When I was younger I would make use of my summer to work for my dad by doing some errands for him (or I think it was my dad making use of my summer). One time, he had tasked me with doing a few bank errands for him. I went to the bank and waited in line for almost half an hour.

When I got to the counter, the bank teller gave a short snicker and told me that I should have just went straight to the counter because my dad had a preferred status in the bank which means no queues and no lining up. I felt like an idiot.
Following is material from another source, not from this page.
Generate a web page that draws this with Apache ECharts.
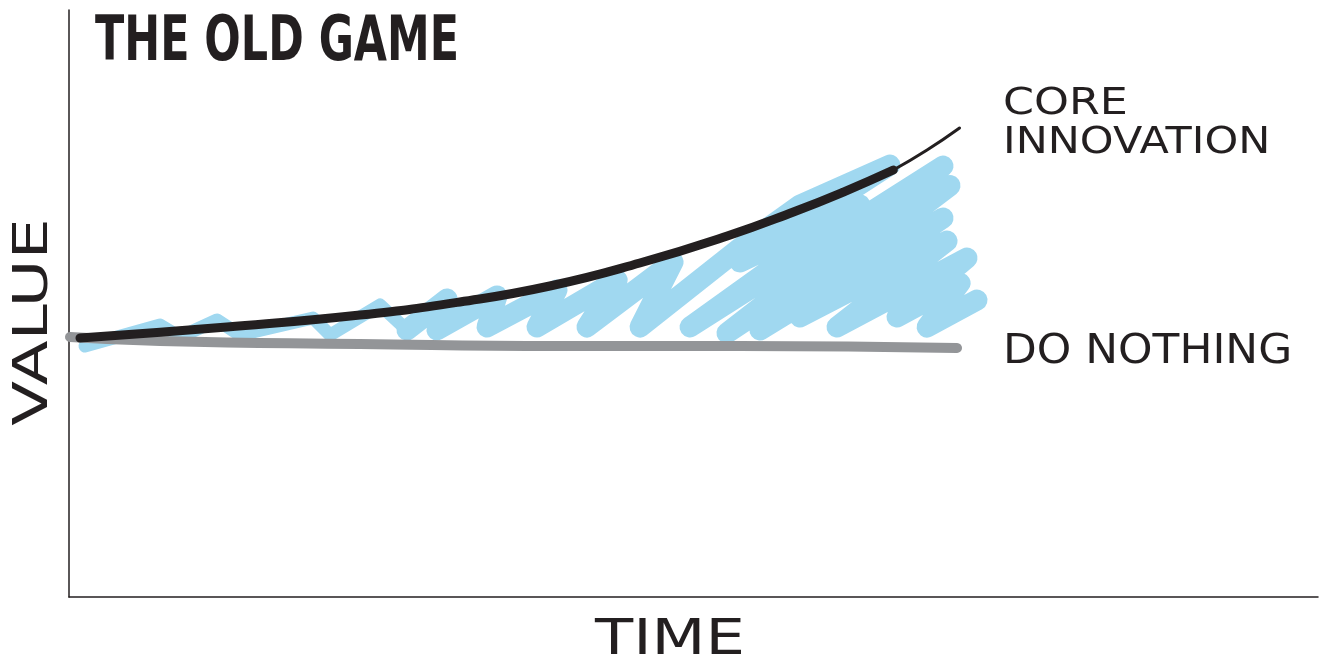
<!DOCTYPE html>
<html>
<head>
<meta charset="utf-8">
<script src="https://cdn.jsdelivr.net/npm/echarts@6/dist/echarts.min.js"></script>
<style>html,body{margin:0;padding:0;background:#fff;}#chart{width:1321px;height:657px;}</style>
</head>
<body>
<div id="chart"></div>
<script>
// ---- data (time 0..100, value 0..100) ----
const titleText = 'THE OLD GAME';
const xAxisName = 'TIME';
const yAxisName = 'VALUE';
const coreLabel = ['CORE', 'INNOVATION'];
const baseLabel = 'DO NOTHING';

const coreTime  = [0.88, 12.65, 23.3, 31.3, 38.5, 45.7, 52.7, 58.0, 62.0, 66.0];
const coreValue = [44.12, 46.0, 48.04, 50.26, 52.98, 56.90, 61.50, 65.59, 68.99, 72.74];
const coreTailTime  = [66.0, 68.7, 71.3];
const coreTailValue = [72.74, 76.15, 79.9];

const baseTime  = [0.08, 7.29, 23.3, 39.3, 53.7, 71.1];
const baseValue = [44.29, 43.61, 43.10, 42.76, 42.76, 42.42];

// blue scribble: early small strokes, then the wide hatching
const gainEarlyTime  = [1.28, 7.29, 8.89, 11.85, 13.69, 19.54, 20.9, 24.9, 27.06];
const gainEarlyValue = [42.76, 46.34, 44.29, 47.19, 44.63, 47.53, 44.63, 49.74, 45.49];
const gainLateTime  = [27.06, 30.26, 29.46, 34.27, 33.47, 39.07, 37.47, 43.88, 41.47, 48.36, 45.72, 53.72, 58.53, 65.73, 53.72, 63.33, 49.72, 69.98, 52.68, 70.54, 55.32, 69.98, 58.53, 70.30, 61.49, 71.90, 66.29, 71.34, 68.70, 72.70];
const gainLateValue = [45.49, 50.77, 45.49, 51.28, 46.00, 52.30, 46.00, 54.00, 46.00, 57.07, 46.00, 59.45, 66.78, 73.59, 57.07, 66.78, 46.00, 73.42, 44.97, 70.09, 45.49, 64.57, 47.70, 60.65, 46.00, 57.75, 47.70, 53.49, 46.00, 50.60];

const zip = (a, b) => a.map((v, i) => [v, b[i]]);

const ink = '#231f20';
const blue = '#a0d8f0';
const chart = echarts.init(document.getElementById('chart'), null, {renderer: 'canvas'});
chart.setOption({
  animation: false,
  backgroundColor: '#ffffff',
  grid: {left: 69, right: 3, top: 10, bottom: 60},
  xAxis: {
    type: 'value', min: 0, max: 100,
    axisLine: {show: true, lineStyle: {color: ink, width: 1.5}},
    axisTick: {show: false}, axisLabel: {show: false}, splitLine: {show: false}
  },
  yAxis: {
    type: 'value', min: 0, max: 100,
    axisLine: {show: true, lineStyle: {color: ink, width: 1.5}},
    axisTick: {show: false}, axisLabel: {show: false}, splitLine: {show: false}
  },
  series: [
    {
      name: 'gain early', type: 'line', data: zip(gainEarlyTime, gainEarlyValue), showSymbol: false,
      lineStyle: {color: blue, width: 13, cap: 'round', join: 'round'}, z: 1
    },
    {
      name: 'gain', type: 'line', data: zip(gainLateTime, gainLateValue), showSymbol: false,
      lineStyle: {color: blue, width: 21, cap: 'round', join: 'round'}, z: 1
    },
    {
      name: baseLabel, type: 'line', data: zip(baseTime, baseValue), showSymbol: false, smooth: true,
      lineStyle: {color: '#939598', width: 10, cap: 'round'}, z: 2
    },
    {
      name: 'core', type: 'line', data: zip(coreTime, coreValue), showSymbol: false, smooth: true,
      lineStyle: {color: ink, width: 9, cap: 'round'}, z: 3
    },
    {
      name: 'coreTail', type: 'line', data: zip(coreTailTime, coreTailValue), showSymbol: false, smooth: true,
      lineStyle: {color: ink, width: 3, cap: 'round'}, z: 3
    }
  ],
  graphic: [
    {type: 'text', x: 95, y: 44, scaleX: 0.67, scaleY: 0.97,
     style: {text: titleText, font: 'bold 64px "DejaVu Sans"', fill: ink, textAlign: 'left', textVerticalAlign: 'middle'}},
    {type: 'text', x: 1003, y: 104.5, scaleX: 1.2,
     style: {text: coreLabel[0], font: '37px "DejaVu Sans"', fill: ink, textAlign: 'left', textVerticalAlign: 'middle'}},
    {type: 'text', x: 1003, y: 143.5, scaleX: 1.16,
     style: {text: coreLabel[1], font: '37px "DejaVu Sans"', fill: ink, textAlign: 'left', textVerticalAlign: 'middle'}},
    {type: 'text', x: 1003, y: 352, scaleX: 1.07,
     style: {text: baseLabel, font: '41px "DejaVu Sans"', fill: ink, textAlign: 'left', textVerticalAlign: 'middle'}},
    {type: 'text', x: 670, y: 641, scaleX: 1.25,
     style: {text: xAxisName, font: '50px "DejaVu Sans"', fill: ink, textAlign: 'center', textVerticalAlign: 'middle'}},
    {type: 'text', x: 35, y: 322, rotation: Math.PI / 2, scaleX: 1.36,
     style: {text: yAxisName, font: '48px "DejaVu Sans"', fill: ink, textAlign: 'center', textVerticalAlign: 'middle'}}
  ]
});
</script>
</body>
</html>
Sometimes that's exactly what it feels like when we go through a whole ordeal only to find that things could have been a lot easier had it been clear from the beginning what our status was. Whether it's waiting in a queue at a bank or finding out pursuing your purpose, our identity is always the first step. When we know who we are, we will know what we are to do and how to do it.

But who are we truly and how do we know what our highest stature is and where it is found? God makes it very clear for us what our status is in this world. 1 John 3:1 says, "Beloved, we are God's children now, and what we will be has not yet appeared; but we know that when he appears we shall be like him, because we shall see him as he is."

The key phrase in that scripture is "we shall be like him." Can we really be like God? Well, technically no because we have all fallen short of His glory (Romans 3:23), but God has found another way for us to be "like Him" in another sense. Where we fail to compute and add up to be like Christ, God imputes and adds to us the status of children not by our works and faithfulness but by His works and faithfulness.

Looking back at that epiphany with my bank transaction gone wrong, it was not my identity that would have earned me a higher status but my dad's identity imputed on me. In the same way, that's how Jesus' identity is imputed on us. Because our sins are removed we can now commune with God who then commissions us to go. When He commissions us, we go with His authority. Just as Jesus promised in Matthew 28:20 after commissioning the disciples: "And surely I am with you always, to the very end of the age."

As we go for God, He goes with us, but we will never truly know that without first knowing our status in Christ as children, citizens and thus now workers for God's kingdom.